I read it over and over. I felt angry. I felt a sense of betrayal. I felt that Caribbean cricket had been betrayed and sold out.

​Why am I ranting and raving? They will say the door ain’t closed on a Caribbean team making it to LA28. They will argue they have given the Caribbean a pathway, and that my sense of outrage and injustice is unwarranted, overstated, and gaslighting. I can already hear the voices and whispers: “Calm down. Steupzz, Lewis again! Looking for attention. Lewis, shut up and listen. This is the best that could have been done while remaining fair to all other members and sticking to the letter and spirit of the Olympic Charter.”

​Who are “they”? And what did I read over and over?

​Didn’t you see it? A media release on Monday announced that the International Cricket Council (ICC) and the International Olympic Committee (IOC) have confirmed the qualification pathway for cricket’s return to the Summer Games at the 2028 Olympics in Los Angeles.

​Was it realistic to expect the ICC to go all-in and bat hard for the West Indies? You know the truth of the matter? It was never going to happen. Performance matters, not sentiment and history. Participation at the Olympic Games is for the world’s best. Viewership numbers matter. Sri Lanka, Pakistan, and Bangladesh—to name three nations with serious weight in cricket viewership and interest—must be given an opportunity to qualify. The ICC Olympic qualifier will generate significant interest. There is no free ride based on past glories, and no hiding under the West Indies umbrella. Cricket must make a good and compelling first impression upon its return to the Olympics.

​The existing ICC events and T20I rankings will determine five qualification spots for both the men’s and women’s competitions. A new, eight-team ICC Olympics Qualifier in 2027 will decide the fate of the sixth and final team in both events.

​The ongoing Women’s World Cup in England has already produced the first four qualified teams: Australia, Great Britain (through England), India, and South Africa. These teams secured qualification as the highest-placed eligible teams from Oceania, Europe, Asia, and Africa, respectively, with qualification limited to one team per continent. Missing from this automatic list is the Americas.

​The hosts, the US, will automatically qualify as the fifth team for both the men’s and women’s T20 events, provided they feature in the top 15 of the respective ICC T20I rankings at any point between June 30 and December 31, 2026.

​Should the US women’s team fail to meet this criteria, the automatic berth will go to the highest-ranked, non-qualified team in the ICC Women’s rankings as of March 1, 2027. For the men’s event, that place would instead be allocated to the next highest-ranked eligible side that hasn’t qualified by the end of this year.
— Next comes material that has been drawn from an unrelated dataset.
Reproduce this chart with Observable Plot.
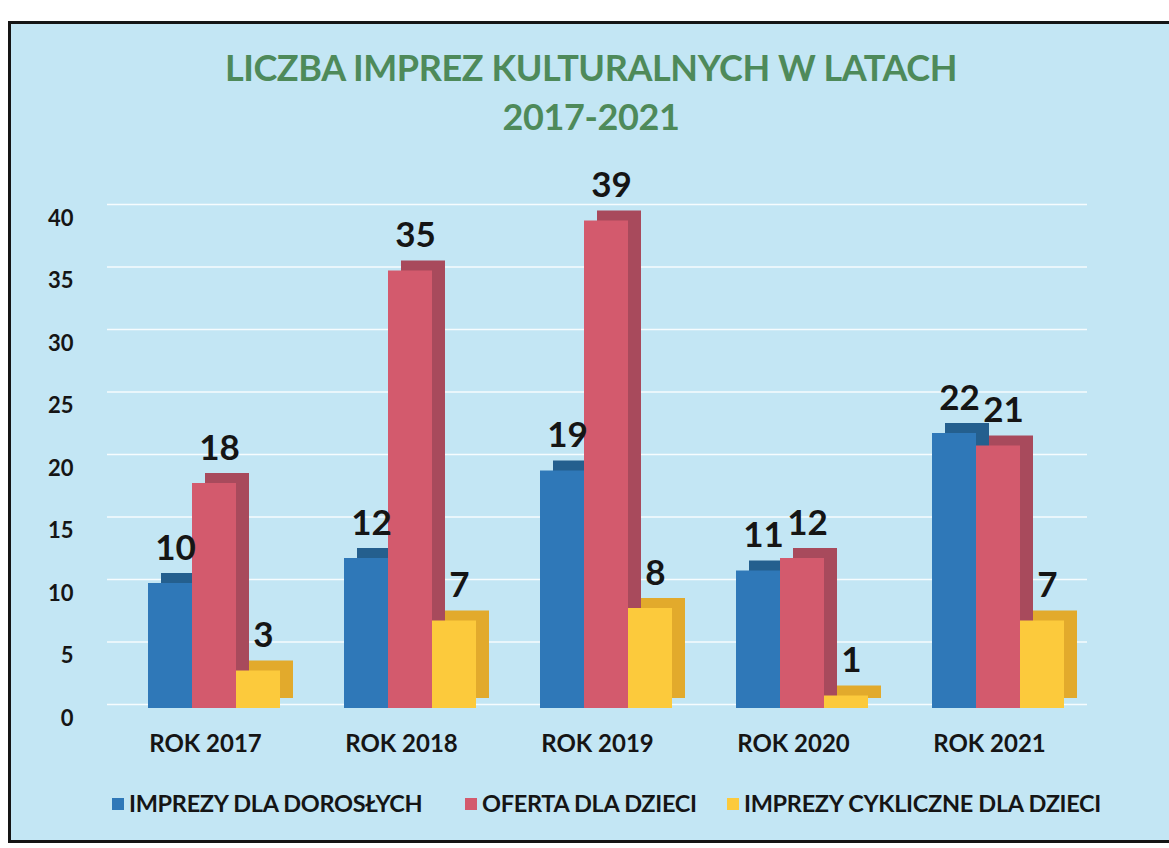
<!DOCTYPE html>
<html><head><meta charset="utf-8">
<script src="https://cdn.jsdelivr.net/npm/d3@7"></script>
<script src="https://cdn.jsdelivr.net/npm/@observablehq/plot@0.6"></script>
<style>
html,body{margin:0;padding:0;}
body{width:1169px;height:848px;overflow:hidden;background:#fff;font-family:Lato,"Open Sans",sans-serif;position:relative;}
#panel{position:absolute;left:8px;top:21px;width:1170px;height:816px;background:#c3e6f4;border-left:3px solid #151515;border-top:3px solid #151515;border-bottom:3px solid #151515;}
.t{position:absolute;left:0;width:1182px;text-align:center;color:#4e8a5a;font-weight:700;font-size:36px;letter-spacing:-0.4px;}
#chart{position:absolute;left:0;top:150px;}
.lg{position:absolute;top:789px;font-weight:700;font-size:23.5px;color:#151515;white-space:nowrap;letter-spacing:-0.3px;}
.sw{display:inline-block;width:12px;height:12px;margin-right:5px;vertical-align:2px;}
</style></head>
<body>
<div id="panel"></div>
<div class="t" style="top:45px">LICZBA IMPREZ KULTURALNYCH W LATACH</div>
<div class="t" style="top:94px">2017-2021</div>
<div id="chart"></div>
<div id="legend"></div>
<script>
const years = ["ROK 2017","ROK 2018","ROK 2019","ROK 2020","ROK 2021"];
const series = ["IMPREZY DLA DOROSŁYCH","OFERTA DLA DZIECI","IMPREZY CYKLICZNE DLA DZIECI"];
const adults = [10,12,19,11,22];
const kids = [18,35,39,12,21];
const cyclic = [3,7,8,1,7];
const yTicks = [0,5,10,15,20,25,30,35,40];

const frontColors = ["#2f78b8","#d35a6d","#fcca3c"];
const sideColors = ["#245f8e","#a84a5c","#e2aa2c"];

const values = [adults, kids, cyclic];
const data = [];
years.forEach((yr,i)=>series.forEach((s,j)=>data.push({year:yr, series:s, value:values[j][i]})));
const side = d3.scaleOrdinal(series, sideColors);

const chart = Plot.plot({
  width:1130, height:612,
  marginLeft:107, marginRight:43, marginTop:58, marginBottom:54,
  style:{background:"transparent", fontFamily:"Lato, 'Open Sans', sans-serif", color:"#151515"},
  fx:{domain:years, padding:0, label:null},
  x:{domain:series, axis:null, paddingInner:0, paddingOuter:0.727, align:0.64},
  y:{domain:[0,40], axis:null},
  color:{domain:series, range:frontColors},
  marks:[
    Plot.gridY(yTicks, {stroke:"#ffffff", strokeOpacity:0.85, strokeWidth:1.5, dy:-4}),
    Plot.axisY(yTicks, {tickSize:0, tickPadding:34, dy:10, fontSize:22, fontWeight:"bold", label:null, fill:"#151515"}),
    Plot.axisFx({anchor:"bottom", tickSize:0, tickPadding:26, fontSize:24, fontWeight:"bold", label:null, fill:"#151515"}),
    Plot.barY(data, {fx:"year", x:"series", y:"value", fill:d=>side(d.series), dx:13, dy:-10}),
    Plot.barY(data, {fx:"year", x:"series", y:"value", fill:"series"}),
    Plot.text(data, {fx:"year", x:"series", y:"value", text:"value", dy:-35, dx:5, fontSize:35, fontWeight:"bold", fill:"#151515"})
  ]
});
document.getElementById("chart").appendChild(chart);

const legendPos = [112, 465, 727];
const lg = document.getElementById("legend");
series.forEach((s,i)=>{
  const el = document.createElement("div");
  el.className = "lg";
  el.style.left = legendPos[i] + "px";
  el.innerHTML = `<span class="sw" style="background:${frontColors[i]}"></span>${s}`;
  lg.appendChild(el);
});
</script>
</body></html>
The West Indies represents several independent sovereign nations and is not recognised as an IOC National Olympic Committee (NOC)

​Should they finish (in both the men’s and women’s divisions) among the top eight highest-ranked, non-qualifying teams by the deadline date, a Caribbean Qualification tournament will be triggered. This tournament will decide which specific Caribbean NOC will advance to represent the region at the ICC Olympics Qualifier.

​When all is said and done, I can’t help but feel that if the West Indies were ranked in the top three of the ICC T20 rankings right now, things might have been very different.